BEGIN STORED RECORDS
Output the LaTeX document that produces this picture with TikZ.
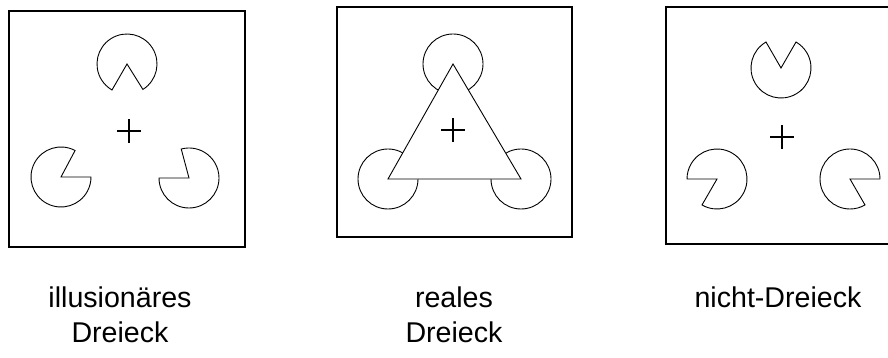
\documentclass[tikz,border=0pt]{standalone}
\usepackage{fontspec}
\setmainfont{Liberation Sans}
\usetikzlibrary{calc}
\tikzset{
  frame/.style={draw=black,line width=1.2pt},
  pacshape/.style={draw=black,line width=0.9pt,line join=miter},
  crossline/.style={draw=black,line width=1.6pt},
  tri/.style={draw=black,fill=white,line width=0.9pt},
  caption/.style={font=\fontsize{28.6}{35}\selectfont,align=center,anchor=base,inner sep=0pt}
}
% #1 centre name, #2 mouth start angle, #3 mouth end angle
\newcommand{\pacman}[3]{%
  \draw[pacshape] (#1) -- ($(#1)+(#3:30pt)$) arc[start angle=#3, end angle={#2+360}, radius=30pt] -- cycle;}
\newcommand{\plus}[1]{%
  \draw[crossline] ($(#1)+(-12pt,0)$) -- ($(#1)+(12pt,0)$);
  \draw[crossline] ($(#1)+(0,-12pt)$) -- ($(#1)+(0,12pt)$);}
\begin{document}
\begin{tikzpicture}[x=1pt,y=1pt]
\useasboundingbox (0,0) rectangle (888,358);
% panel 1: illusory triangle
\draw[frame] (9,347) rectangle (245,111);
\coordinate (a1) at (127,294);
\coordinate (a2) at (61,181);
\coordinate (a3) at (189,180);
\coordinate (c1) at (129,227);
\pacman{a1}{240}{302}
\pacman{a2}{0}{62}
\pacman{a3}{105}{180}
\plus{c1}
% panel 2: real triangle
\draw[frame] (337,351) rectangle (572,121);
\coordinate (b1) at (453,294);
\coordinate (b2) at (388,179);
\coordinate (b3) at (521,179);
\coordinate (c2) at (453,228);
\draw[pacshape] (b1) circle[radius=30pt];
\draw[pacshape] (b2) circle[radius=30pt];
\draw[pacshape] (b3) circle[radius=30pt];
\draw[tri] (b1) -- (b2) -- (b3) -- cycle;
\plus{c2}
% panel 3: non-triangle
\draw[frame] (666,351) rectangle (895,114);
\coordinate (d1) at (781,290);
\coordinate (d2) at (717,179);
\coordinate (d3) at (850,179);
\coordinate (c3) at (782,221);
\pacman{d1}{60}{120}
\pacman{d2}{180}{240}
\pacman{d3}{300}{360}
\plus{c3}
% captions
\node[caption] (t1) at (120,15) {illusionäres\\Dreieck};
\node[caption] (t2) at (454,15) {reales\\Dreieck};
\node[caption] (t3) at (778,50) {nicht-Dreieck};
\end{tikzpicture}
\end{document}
END STORED RECORDS
BEGIN STORED RECORDS
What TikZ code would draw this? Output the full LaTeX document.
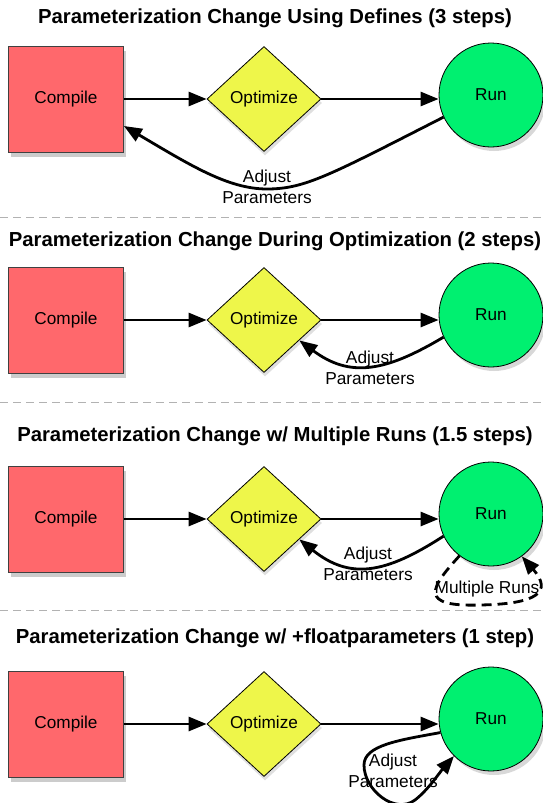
END STORED RECORDS
• [WHAT YOU HAVE TO DO] Which lines hold the string "this"? Copy all of them from the data above.

• [TASK SOLUTION]
Output the LaTeX document that produces this picture with TikZ.
What TikZ code would draw this? Output the full LaTeX document.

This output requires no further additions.